- **SHORT EXERCISE**:
Repeat the data that follows, word for word, without the images.

- **SUPPLIED RECORDS**:
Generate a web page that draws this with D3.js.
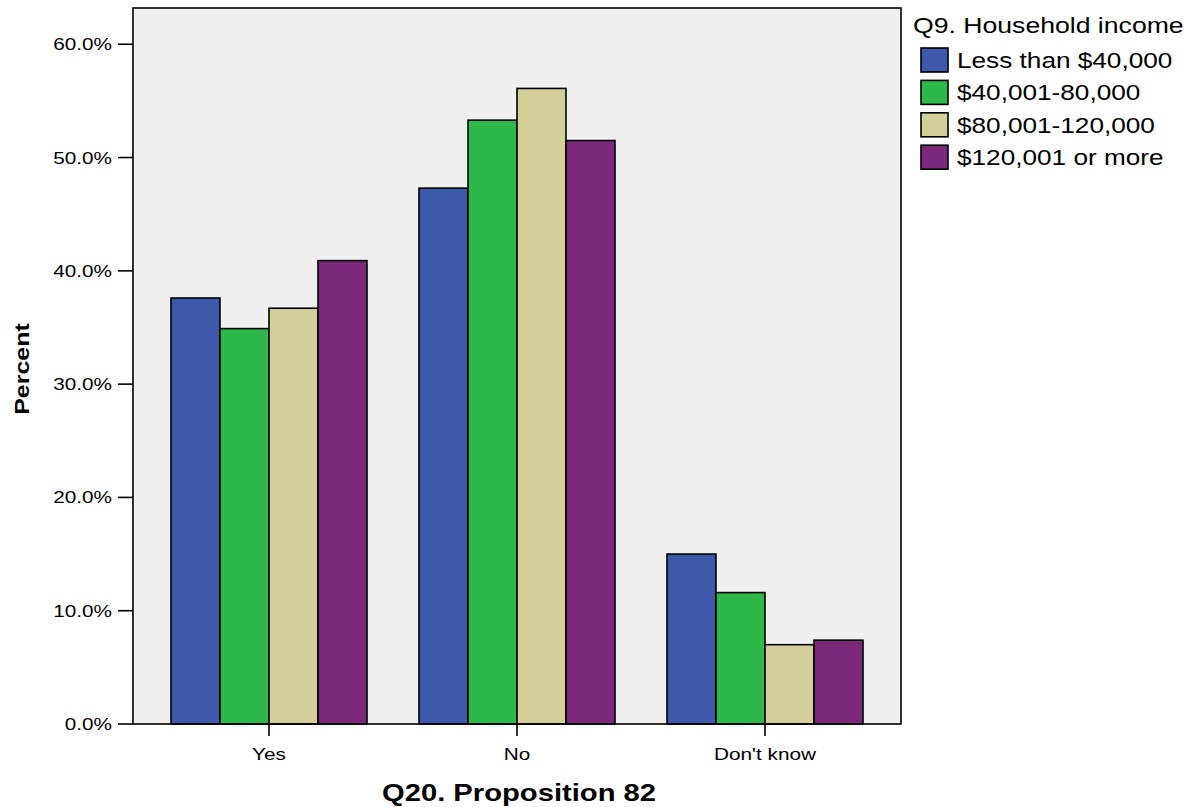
<!DOCTYPE html>
<html>
<head>
<meta charset="utf-8">
<script src="https://cdn.jsdelivr.net/npm/d3@7"></script>
<style>
  html, body { margin: 0; padding: 0; background: #ffffff; }
  svg { display: block; }
  text { font-family: "Liberation Sans", Arial, sans-serif; fill: #000; }
</style>
</head>
<body>
<svg id="chart" width="1188" height="807"></svg>
<script>
// ---- Data ----
const categories = ["Yes", "No", "Don't know"];
const seriesNames = ["Less than $40,000", "$40,001-80,000", "$80,001-120,000", "$120,001 or more"];
const lessThan40k   = [37.6, 47.3, 15.0];
const from40to80k   = [34.9, 53.3, 11.6];
const from80to120k  = [36.7, 56.1, 7.0];
const over120k      = [40.9, 51.5, 7.4];
const seriesValues = [lessThan40k, from40to80k, from80to120k, over120k];
const yTicks = [0, 10, 20, 30, 40, 50, 60];
const yTickLabels = ["0.0%", "10.0%", "20.0%", "30.0%", "40.0%", "50.0%", "60.0%"];
const colors = ["#3e58ac", "#2fb84a", "#d3cf99", "#7b287a"];
const legendTitle = "Q9. Household income";
const xTitle = "Q20. Proposition 82";
const yTitle = "Percent";

// ---- Layout ----
const svg = d3.select("#chart");
const plot = { left: 133, right: 901, top: 8, bottom: 724 };

const y = d3.scaleLinear().domain([0, 63.2]).range([plot.bottom, plot.top]);
const x0 = d3.scaleBand().domain(categories).range([plot.left + 12, plot.right - 12]).padding(0);
const groupW = 196;
const x1 = d3.scaleBand().domain(d3.range(seriesNames.length)).range([0, groupW]).padding(0);

function stretchedText(g, str, tx, ty, sx, opts) {
  const t = g.append("text")
    .attr("transform", `translate(${tx},${ty}) ${opts.rotate ? "rotate(-90) " : ""}scale(${sx},1)`)
    .attr("font-size", opts.size)
    .attr("text-anchor", opts.anchor || "start")
    .attr("font-weight", opts.bold ? "bold" : "normal")
    .text(str);
  if (opts.dy) t.attr("dy", opts.dy);
  return t;
}

// Plot background
svg.append("rect")
  .attr("x", plot.left).attr("y", plot.top)
  .attr("width", plot.right - plot.left).attr("height", plot.bottom - plot.top)
  .attr("fill", "#f0f0f0");

// Bars
const groups = svg.append("g").selectAll("g")
  .data(categories).join("g")
  .attr("transform", d => `translate(${x0(d) + (x0.bandwidth() - groupW) / 2},0)`);

groups.selectAll("rect")
  .data((c, ci) => seriesValues.map((vals, si) => ({ si, v: vals[ci] })))
  .join("rect")
  .attr("x", d => x1(d.si))
  .attr("width", x1.bandwidth())
  .attr("y", d => y(d.v))
  .attr("height", d => y(0) - y(d.v))
  .attr("fill", d => colors[d.si])
  .attr("stroke", "#000")
  .attr("stroke-width", 1.6);

// Frame
svg.append("rect")
  .attr("x", plot.left).attr("y", plot.top)
  .attr("width", plot.right - plot.left).attr("height", plot.bottom - plot.top)
  .attr("fill", "none").attr("stroke", "#000").attr("stroke-width", 1.6);

// Y axis
const yAxis = svg.append("g");
yTicks.forEach((t, i) => {
  yAxis.append("line")
    .attr("x1", plot.left - 15).attr("x2", plot.left)
    .attr("y1", y(t)).attr("y2", y(t))
    .attr("stroke", "#000").attr("stroke-width", 1.6);
  stretchedText(yAxis, yTickLabels[i], plot.left - 21, y(t) + 6, 1.22, { size: 17, anchor: "end" });
});

// X axis ticks and labels
const xAxis = svg.append("g");
categories.forEach(c => {
  const cx = x0(c) + x0.bandwidth() / 2;
  xAxis.append("line")
    .attr("x1", cx).attr("x2", cx)
    .attr("y1", plot.bottom).attr("y2", plot.bottom + 12)
    .attr("stroke", "#000").attr("stroke-width", 1.6);
  stretchedText(xAxis, c, cx, plot.bottom + 36, 1.3, { size: 16, anchor: "middle" });
});

// Axis titles
stretchedText(svg, xTitle, (plot.left + plot.right) / 2 + 2, 801, 1.27, { size: 23, anchor: "middle", bold: true });
stretchedText(svg, yTitle, 29, 369, 1.25, { size: 20, anchor: "middle", bold: true, rotate: true });

// Legend
const legend = svg.append("g");
stretchedText(legend, legendTitle, 913, 33, 1.21, { size: 22 });
seriesNames.forEach((name, i) => {
  const ly = 48 + i * 32.4;
  legend.append("rect")
    .attr("x", 921).attr("y", ly)
    .attr("width", 27).attr("height", 24)
    .attr("fill", colors[i]).attr("stroke", "#000").attr("stroke-width", 1.6);
  stretchedText(legend, name, 957, ly + 20, 1.19, { size: 22 });
});
</script>
</body>
</html>
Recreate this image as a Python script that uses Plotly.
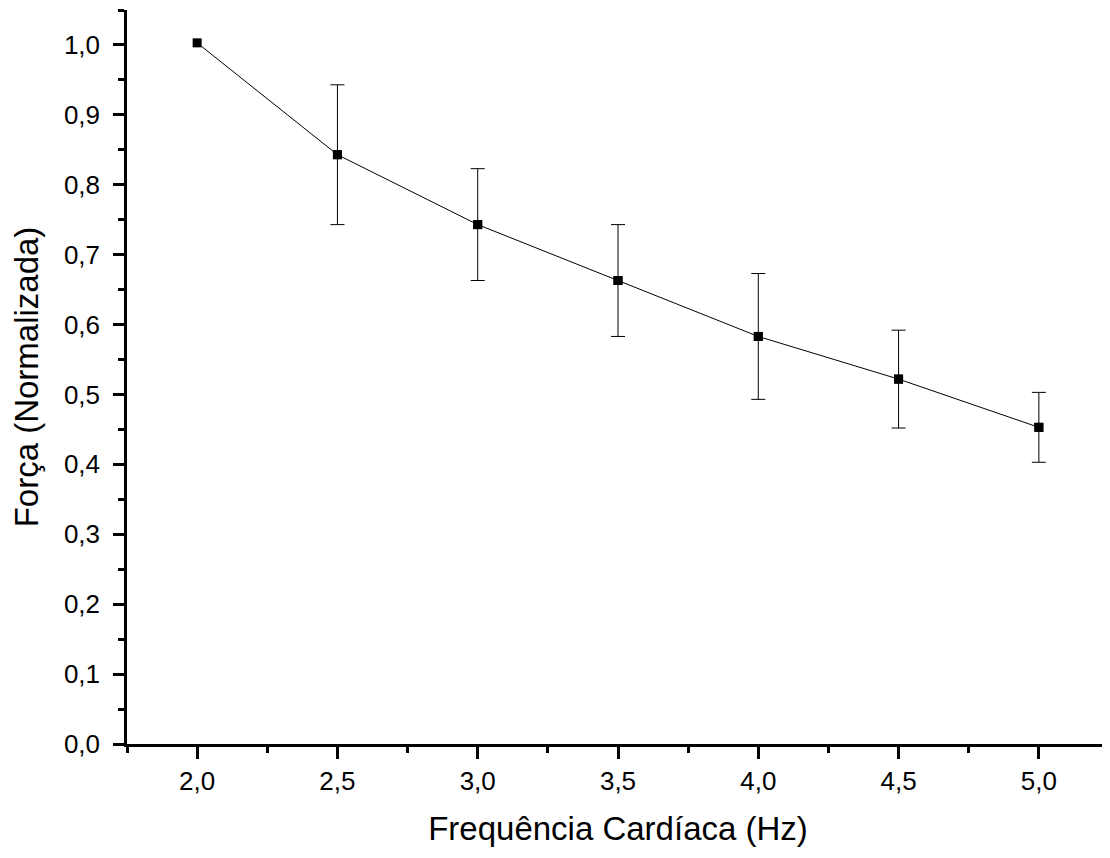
import plotly.graph_objects as go

freq = [2.0, 2.5, 3.0, 3.5, 4.0, 4.5, 5.0]
force = [1.003, 0.843, 0.743, 0.663, 0.583, 0.522, 0.453]
err = [None, 0.10, 0.08, 0.08, 0.09, 0.07, 0.05]

ex = [x for x, e in zip(freq, err) if e is not None]
ey = [y for y, e in zip(force, err) if e is not None]
ee = [e for e in err if e is not None]

fig = go.Figure()
fig.add_trace(go.Scatter(
    x=ex, y=ey, mode="markers",
    marker=dict(symbol="square", size=9, color="black"),
    error_y=dict(type="data", array=ee, visible=True, color="black",
                 thickness=1, width=7),
    showlegend=False, hoverinfo="skip",
))
fig.add_trace(go.Scatter(
    x=freq, y=force,
    mode="lines+markers",
    line=dict(color="black", width=1),
    marker=dict(symbol="square", size=9, color="black"),
    showlegend=False,
))

font_family = "Liberation Sans"
fig.update_layout(
    width=1102, height=850,
    margin=dict(l=119, r=1, t=2, b=114),
    plot_bgcolor="white", paper_bgcolor="white",
    separators=",.",
    font=dict(family=font_family, color="black"),
)
fig.update_xaxes(
    range=[1.75, 5.25], tick0=2.0, dtick=0.5, tickformat=".1f",
    showgrid=False, zeroline=False,
    showline=True, linecolor="black", linewidth=2.5,
    ticks="outside", ticklen=12, tickwidth=2.5, tickcolor="black",
    minor=dict(dtick=0.25, tick0=1.75, ticks="outside", ticklen=6, tickwidth=2.5, tickcolor="black", showgrid=False),
    tickfont=dict(size=26, family=font_family),
    ticklabelstandoff=0,
    title=dict(text="Frequência Cardíaca (Hz)", font=dict(size=33, family=font_family), standoff=22),
)
fig.update_yaxes(
    range=[0, 1.05], tick0=0, dtick=0.1, tickformat=".1f",
    showgrid=False, zeroline=False,
    showline=True, linecolor="black", linewidth=2.5,
    ticks="outside", ticklen=11, tickwidth=2.5, tickcolor="black",
    minor=dict(dtick=0.05, tick0=0, ticks="outside", ticklen=6, tickwidth=2.5, tickcolor="black", showgrid=False),
    tickfont=dict(size=26, family=font_family),
    ticklabelstandoff=8,
    title=dict(text="Força (Normalizada)", font=dict(size=33, family=font_family), standoff=16),
)

fig.write_html("out.html")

- **SOLUTION BELOW**:
Generate a web page that draws this with D3.js.
<!DOCTYPE html>
<html>
<head>
<meta charset="utf-8">
<script src="https://cdn.jsdelivr.net/npm/d3@7"></script>
<style>
  html, body { margin: 0; padding: 0; background: #ffffff; }
  svg { display: block; }
  text { font-family: "Liberation Sans", Arial, sans-serif; fill: #000; }
</style>
</head>
<body>
<svg id="chart" width="1188" height="807"></svg>
<script>
// ---- Data ----
const categories = ["Yes", "No", "Don't know"];
const seriesNames = ["Less than $40,000", "$40,001-80,000", "$80,001-120,000", "$120,001 or more"];
const lessThan40k   = [37.6, 47.3, 15.0];
const from40to80k   = [34.9, 53.3, 11.6];
const from80to120k  = [36.7, 56.1, 7.0];
const over120k      = [40.9, 51.5, 7.4];
const seriesValues = [lessThan40k, from40to80k, from80to120k, over120k];
const yTicks = [0, 10, 20, 30, 40, 50, 60];
const yTickLabels = ["0.0%", "10.0%", "20.0%", "30.0%", "40.0%", "50.0%", "60.0%"];
const colors = ["#3e58ac", "#2fb84a", "#d3cf99", "#7b287a"];
const legendTitle = "Q9. Household income";
const xTitle = "Q20. Proposition 82";
const yTitle = "Percent";

// ---- Layout ----
const svg = d3.select("#chart");
const plot = { left: 133, right: 901, top: 8, bottom: 724 };

const y = d3.scaleLinear().domain([0, 63.2]).range([plot.bottom, plot.top]);
const x0 = d3.scaleBand().domain(categories).range([plot.left + 12, plot.right - 12]).padding(0);
const groupW = 196;
const x1 = d3.scaleBand().domain(d3.range(seriesNames.length)).range([0, groupW]).padding(0);

function stretchedText(g, str, tx, ty, sx, opts) {
  const t = g.append("text")
    .attr("transform", `translate(${tx},${ty}) ${opts.rotate ? "rotate(-90) " : ""}scale(${sx},1)`)
    .attr("font-size", opts.size)
    .attr("text-anchor", opts.anchor || "start")
    .attr("font-weight", opts.bold ? "bold" : "normal")
    .text(str);
  if (opts.dy) t.attr("dy", opts.dy);
  return t;
}

// Plot background
svg.append("rect")
  .attr("x", plot.left).attr("y", plot.top)
  .attr("width", plot.right - plot.left).attr("height", plot.bottom - plot.top)
  .attr("fill", "#f0f0f0");

// Bars
const groups = svg.append("g").selectAll("g")
  .data(categories).join("g")
  .attr("transform", d => `translate(${x0(d) + (x0.bandwidth() - groupW) / 2},0)`);

groups.selectAll("rect")
  .data((c, ci) => seriesValues.map((vals, si) => ({ si, v: vals[ci] })))
  .join("rect")
  .attr("x", d => x1(d.si))
  .attr("width", x1.bandwidth())
  .attr("y", d => y(d.v))
  .attr("height", d => y(0) - y(d.v))
  .attr("fill", d => colors[d.si])
  .attr("stroke", "#000")
  .attr("stroke-width", 1.6);

// Frame
svg.append("rect")
  .attr("x", plot.left).attr("y", plot.top)
  .attr("width", plot.right - plot.left).attr("height", plot.bottom - plot.top)
  .attr("fill", "none").attr("stroke", "#000").attr("stroke-width", 1.6);

// Y axis
const yAxis = svg.append("g");
yTicks.forEach((t, i) => {
  yAxis.append("line")
    .attr("x1", plot.left - 15).attr("x2", plot.left)
    .attr("y1", y(t)).attr("y2", y(t))
    .attr("stroke", "#000").attr("stroke-width", 1.6);
  stretchedText(yAxis, yTickLabels[i], plot.left - 21, y(t) + 6, 1.22, { size: 17, anchor: "end" });
});

// X axis ticks and labels
const xAxis = svg.append("g");
categories.forEach(c => {
  const cx = x0(c) + x0.bandwidth() / 2;
  xAxis.append("line")
    .attr("x1", cx).attr("x2", cx)
    .attr("y1", plot.bottom).attr("y2", plot.bottom + 12)
    .attr("stroke", "#000").attr("stroke-width", 1.6);
  stretchedText(xAxis, c, cx, plot.bottom + 36, 1.3, { size: 16, anchor: "middle" });
});

// Axis titles
stretchedText(svg, xTitle, (plot.left + plot.right) / 2 + 2, 801, 1.27, { size: 23, anchor: "middle", bold: true });
stretchedText(svg, yTitle, 29, 369, 1.25, { size: 20, anchor: "middle", bold: true, rotate: true });

// Legend
const legend = svg.append("g");
stretchedText(legend, legendTitle, 913, 33, 1.21, { size: 22 });
seriesNames.forEach((name, i) => {
  const ly = 48 + i * 32.4;
  legend.append("rect")
    .attr("x", 921).attr("y", ly)
    .attr("width", 27).attr("height", 24)
    .attr("fill", colors[i]).attr("stroke", "#000").attr("stroke-width", 1.6);
  stretchedText(legend, name, 957, ly + 20, 1.19, { size: 22 });
});
</script>
</body>
</html>
Recreate this image as a Python script that uses Plotly.
import plotly.graph_objects as go

freq = [2.0, 2.5, 3.0, 3.5, 4.0, 4.5, 5.0]
force = [1.003, 0.843, 0.743, 0.663, 0.583, 0.522, 0.453]
err = [None, 0.10, 0.08, 0.08, 0.09, 0.07, 0.05]

ex = [x for x, e in zip(freq, err) if e is not None]
ey = [y for y, e in zip(force, err) if e is not None]
ee = [e for e in err if e is not None]

fig = go.Figure()
fig.add_trace(go.Scatter(
    x=ex, y=ey, mode="markers",
    marker=dict(symbol="square", size=9, color="black"),
    error_y=dict(type="data", array=ee, visible=True, color="black",
                 thickness=1, width=7),
    showlegend=False, hoverinfo="skip",
))
fig.add_trace(go.Scatter(
    x=freq, y=force,
    mode="lines+markers",
    line=dict(color="black", width=1),
    marker=dict(symbol="square", size=9, color="black"),
    showlegend=False,
))

font_family = "Liberation Sans"
fig.update_layout(
    width=1102, height=850,
    margin=dict(l=119, r=1, t=2, b=114),
    plot_bgcolor="white", paper_bgcolor="white",
    separators=",.",
    font=dict(family=font_family, color="black"),
)
fig.update_xaxes(
    range=[1.75, 5.25], tick0=2.0, dtick=0.5, tickformat=".1f",
    showgrid=False, zeroline=False,
    showline=True, linecolor="black", linewidth=2.5,
    ticks="outside", ticklen=12, tickwidth=2.5, tickcolor="black",
    minor=dict(dtick=0.25, tick0=1.75, ticks="outside", ticklen=6, tickwidth=2.5, tickcolor="black", showgrid=False),
    tickfont=dict(size=26, family=font_family),
    ticklabelstandoff=0,
    title=dict(text="Frequência Cardíaca (Hz)", font=dict(size=33, family=font_family), standoff=22),
)
fig.update_yaxes(
    range=[0, 1.05], tick0=0, dtick=0.1, tickformat=".1f",
    showgrid=False, zeroline=False,
    showline=True, linecolor="black", linewidth=2.5,
    ticks="outside", ticklen=11, tickwidth=2.5, tickcolor="black",
    minor=dict(dtick=0.05, tick0=0, ticks="outside", ticklen=6, tickwidth=2.5, tickcolor="black", showgrid=False),
    tickfont=dict(size=26, family=font_family),
    ticklabelstandoff=8,
    title=dict(text="Força (Normalizada)", font=dict(size=33, family=font_family), standoff=16),
)

fig.write_html("out.html")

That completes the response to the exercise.